[GIVEN TASK]
Repeat all of the data precisely.

[SOURCE MATERIAL]
+--

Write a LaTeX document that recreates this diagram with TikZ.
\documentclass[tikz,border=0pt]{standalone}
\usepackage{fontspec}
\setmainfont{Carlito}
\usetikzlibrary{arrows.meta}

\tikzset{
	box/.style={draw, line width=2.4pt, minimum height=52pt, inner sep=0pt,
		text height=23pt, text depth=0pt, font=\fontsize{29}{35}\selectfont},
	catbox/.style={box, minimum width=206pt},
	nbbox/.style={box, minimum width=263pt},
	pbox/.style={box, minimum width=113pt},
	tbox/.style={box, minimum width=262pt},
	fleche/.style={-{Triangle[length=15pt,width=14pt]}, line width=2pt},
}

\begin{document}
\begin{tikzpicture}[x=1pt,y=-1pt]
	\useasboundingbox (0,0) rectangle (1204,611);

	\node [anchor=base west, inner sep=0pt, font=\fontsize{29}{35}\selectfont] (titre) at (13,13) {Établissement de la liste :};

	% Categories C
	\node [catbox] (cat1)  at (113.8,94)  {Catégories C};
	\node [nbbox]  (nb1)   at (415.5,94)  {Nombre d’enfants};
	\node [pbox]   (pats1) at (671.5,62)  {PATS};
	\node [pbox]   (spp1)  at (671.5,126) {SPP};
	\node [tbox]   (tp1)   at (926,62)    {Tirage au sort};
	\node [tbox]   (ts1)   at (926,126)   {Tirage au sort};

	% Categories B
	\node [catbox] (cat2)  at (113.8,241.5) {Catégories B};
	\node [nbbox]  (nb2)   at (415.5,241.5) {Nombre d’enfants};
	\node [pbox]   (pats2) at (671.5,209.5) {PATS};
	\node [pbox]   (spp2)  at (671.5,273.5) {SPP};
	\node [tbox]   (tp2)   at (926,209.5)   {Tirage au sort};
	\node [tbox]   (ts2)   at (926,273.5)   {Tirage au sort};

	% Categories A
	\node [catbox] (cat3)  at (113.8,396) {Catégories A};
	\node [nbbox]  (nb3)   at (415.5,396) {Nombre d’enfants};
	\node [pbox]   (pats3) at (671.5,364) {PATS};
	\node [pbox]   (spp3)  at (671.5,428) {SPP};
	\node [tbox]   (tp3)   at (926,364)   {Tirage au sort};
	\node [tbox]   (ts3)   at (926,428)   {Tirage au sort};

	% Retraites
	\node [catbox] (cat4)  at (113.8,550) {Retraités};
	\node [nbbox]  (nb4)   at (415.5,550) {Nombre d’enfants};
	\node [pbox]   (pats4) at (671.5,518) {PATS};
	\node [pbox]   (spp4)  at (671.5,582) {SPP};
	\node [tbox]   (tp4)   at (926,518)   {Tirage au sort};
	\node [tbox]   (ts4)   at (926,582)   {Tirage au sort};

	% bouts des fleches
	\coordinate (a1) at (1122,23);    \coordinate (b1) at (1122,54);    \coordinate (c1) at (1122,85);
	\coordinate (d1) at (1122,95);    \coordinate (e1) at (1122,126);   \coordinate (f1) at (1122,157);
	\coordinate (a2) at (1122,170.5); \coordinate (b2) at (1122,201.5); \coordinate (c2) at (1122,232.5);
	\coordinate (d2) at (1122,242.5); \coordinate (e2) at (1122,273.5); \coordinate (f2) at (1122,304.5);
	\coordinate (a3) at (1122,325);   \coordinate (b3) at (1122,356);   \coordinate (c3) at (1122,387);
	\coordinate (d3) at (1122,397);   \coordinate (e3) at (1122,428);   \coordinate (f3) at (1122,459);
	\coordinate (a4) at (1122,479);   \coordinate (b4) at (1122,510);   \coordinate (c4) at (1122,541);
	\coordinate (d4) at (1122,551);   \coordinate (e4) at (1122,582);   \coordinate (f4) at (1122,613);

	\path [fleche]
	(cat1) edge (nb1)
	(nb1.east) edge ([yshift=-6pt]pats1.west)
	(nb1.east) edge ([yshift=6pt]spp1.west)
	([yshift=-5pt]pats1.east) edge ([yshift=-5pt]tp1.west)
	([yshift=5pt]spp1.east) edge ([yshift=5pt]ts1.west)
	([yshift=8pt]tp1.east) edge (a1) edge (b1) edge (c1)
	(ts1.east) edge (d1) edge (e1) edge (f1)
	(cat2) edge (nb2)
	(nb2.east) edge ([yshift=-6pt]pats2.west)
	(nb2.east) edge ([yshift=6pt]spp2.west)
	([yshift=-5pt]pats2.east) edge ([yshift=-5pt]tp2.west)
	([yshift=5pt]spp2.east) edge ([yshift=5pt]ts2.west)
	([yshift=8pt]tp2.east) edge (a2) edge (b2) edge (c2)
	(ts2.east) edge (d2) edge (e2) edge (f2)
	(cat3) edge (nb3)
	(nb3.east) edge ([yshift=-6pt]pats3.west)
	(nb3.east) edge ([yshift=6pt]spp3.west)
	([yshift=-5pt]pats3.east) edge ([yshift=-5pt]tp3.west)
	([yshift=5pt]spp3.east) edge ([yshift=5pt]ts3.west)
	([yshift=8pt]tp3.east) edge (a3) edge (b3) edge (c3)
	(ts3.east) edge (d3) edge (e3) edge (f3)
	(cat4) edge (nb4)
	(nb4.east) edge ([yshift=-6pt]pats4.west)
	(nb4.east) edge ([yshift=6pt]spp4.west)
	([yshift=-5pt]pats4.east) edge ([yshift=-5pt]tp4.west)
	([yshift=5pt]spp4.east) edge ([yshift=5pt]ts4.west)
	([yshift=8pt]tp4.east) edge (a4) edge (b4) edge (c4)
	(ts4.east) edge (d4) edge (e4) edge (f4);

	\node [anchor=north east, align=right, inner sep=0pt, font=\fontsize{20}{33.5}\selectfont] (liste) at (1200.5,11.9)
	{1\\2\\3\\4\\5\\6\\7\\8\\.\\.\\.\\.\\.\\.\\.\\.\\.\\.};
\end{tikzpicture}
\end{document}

+--

[RESPONSE FOR THIS EXERCISE]
Write a LaTeX document that recreates this diagram with TikZ.
\documentclass[tikz,border=0pt]{standalone}
\usepackage{fontspec}
\setmainfont{Carlito}
\usetikzlibrary{arrows.meta}

\tikzset{
	box/.style={draw, line width=2.4pt, minimum height=52pt, inner sep=0pt,
		text height=23pt, text depth=0pt, font=\fontsize{29}{35}\selectfont},
	catbox/.style={box, minimum width=206pt},
	nbbox/.style={box, minimum width=263pt},
	pbox/.style={box, minimum width=113pt},
	tbox/.style={box, minimum width=262pt},
	fleche/.style={-{Triangle[length=15pt,width=14pt]}, line width=2pt},
}

\begin{document}
\begin{tikzpicture}[x=1pt,y=-1pt]
	\useasboundingbox (0,0) rectangle (1204,611);

	\node [anchor=base west, inner sep=0pt, font=\fontsize{29}{35}\selectfont] (titre) at (13,13) {Établissement de la liste :};

	% Categories C
	\node [catbox] (cat1)  at (113.8,94)  {Catégories C};
	\node [nbbox]  (nb1)   at (415.5,94)  {Nombre d’enfants};
	\node [pbox]   (pats1) at (671.5,62)  {PATS};
	\node [pbox]   (spp1)  at (671.5,126) {SPP};
	\node [tbox]   (tp1)   at (926,62)    {Tirage au sort};
	\node [tbox]   (ts1)   at (926,126)   {Tirage au sort};

	% Categories B
	\node [catbox] (cat2)  at (113.8,241.5) {Catégories B};
	\node [nbbox]  (nb2)   at (415.5,241.5) {Nombre d’enfants};
	\node [pbox]   (pats2) at (671.5,209.5) {PATS};
	\node [pbox]   (spp2)  at (671.5,273.5) {SPP};
	\node [tbox]   (tp2)   at (926,209.5)   {Tirage au sort};
	\node [tbox]   (ts2)   at (926,273.5)   {Tirage au sort};

	% Categories A
	\node [catbox] (cat3)  at (113.8,396) {Catégories A};
	\node [nbbox]  (nb3)   at (415.5,396) {Nombre d’enfants};
	\node [pbox]   (pats3) at (671.5,364) {PATS};
	\node [pbox]   (spp3)  at (671.5,428) {SPP};
	\node [tbox]   (tp3)   at (926,364)   {Tirage au sort};
	\node [tbox]   (ts3)   at (926,428)   {Tirage au sort};

	% Retraites
	\node [catbox] (cat4)  at (113.8,550) {Retraités};
	\node [nbbox]  (nb4)   at (415.5,550) {Nombre d’enfants};
	\node [pbox]   (pats4) at (671.5,518) {PATS};
	\node [pbox]   (spp4)  at (671.5,582) {SPP};
	\node [tbox]   (tp4)   at (926,518)   {Tirage au sort};
	\node [tbox]   (ts4)   at (926,582)   {Tirage au sort};

	% bouts des fleches
	\coordinate (a1) at (1122,23);    \coordinate (b1) at (1122,54);    \coordinate (c1) at (1122,85);
	\coordinate (d1) at (1122,95);    \coordinate (e1) at (1122,126);   \coordinate (f1) at (1122,157);
	\coordinate (a2) at (1122,170.5); \coordinate (b2) at (1122,201.5); \coordinate (c2) at (1122,232.5);
	\coordinate (d2) at (1122,242.5); \coordinate (e2) at (1122,273.5); \coordinate (f2) at (1122,304.5);
	\coordinate (a3) at (1122,325);   \coordinate (b3) at (1122,356);   \coordinate (c3) at (1122,387);
	\coordinate (d3) at (1122,397);   \coordinate (e3) at (1122,428);   \coordinate (f3) at (1122,459);
	\coordinate (a4) at (1122,479);   \coordinate (b4) at (1122,510);   \coordinate (c4) at (1122,541);
	\coordinate (d4) at (1122,551);   \coordinate (e4) at (1122,582);   \coordinate (f4) at (1122,613);

	\path [fleche]
	(cat1) edge (nb1)
	(nb1.east) edge ([yshift=-6pt]pats1.west)
	(nb1.east) edge ([yshift=6pt]spp1.west)
	([yshift=-5pt]pats1.east) edge ([yshift=-5pt]tp1.west)
	([yshift=5pt]spp1.east) edge ([yshift=5pt]ts1.west)
	([yshift=8pt]tp1.east) edge (a1) edge (b1) edge (c1)
	(ts1.east) edge (d1) edge (e1) edge (f1)
	(cat2) edge (nb2)
	(nb2.east) edge ([yshift=-6pt]pats2.west)
	(nb2.east) edge ([yshift=6pt]spp2.west)
	([yshift=-5pt]pats2.east) edge ([yshift=-5pt]tp2.west)
	([yshift=5pt]spp2.east) edge ([yshift=5pt]ts2.west)
	([yshift=8pt]tp2.east) edge (a2) edge (b2) edge (c2)
	(ts2.east) edge (d2) edge (e2) edge (f2)
	(cat3) edge (nb3)
	(nb3.east) edge ([yshift=-6pt]pats3.west)
	(nb3.east) edge ([yshift=6pt]spp3.west)
	([yshift=-5pt]pats3.east) edge ([yshift=-5pt]tp3.west)
	([yshift=5pt]spp3.east) edge ([yshift=5pt]ts3.west)
	([yshift=8pt]tp3.east) edge (a3) edge (b3) edge (c3)
	(ts3.east) edge (d3) edge (e3) edge (f3)
	(cat4) edge (nb4)
	(nb4.east) edge ([yshift=-6pt]pats4.west)
	(nb4.east) edge ([yshift=6pt]spp4.west)
	([yshift=-5pt]pats4.east) edge ([yshift=-5pt]tp4.west)
	([yshift=5pt]spp4.east) edge ([yshift=5pt]ts4.west)
	([yshift=8pt]tp4.east) edge (a4) edge (b4) edge (c4)
	(ts4.east) edge (d4) edge (e4) edge (f4);

	\node [anchor=north east, align=right, inner sep=0pt, font=\fontsize{20}{33.5}\selectfont] (liste) at (1200.5,11.9)
	{1\\2\\3\\4\\5\\6\\7\\8\\.\\.\\.\\.\\.\\.\\.\\.\\.\\.};
\end{tikzpicture}
\end{document}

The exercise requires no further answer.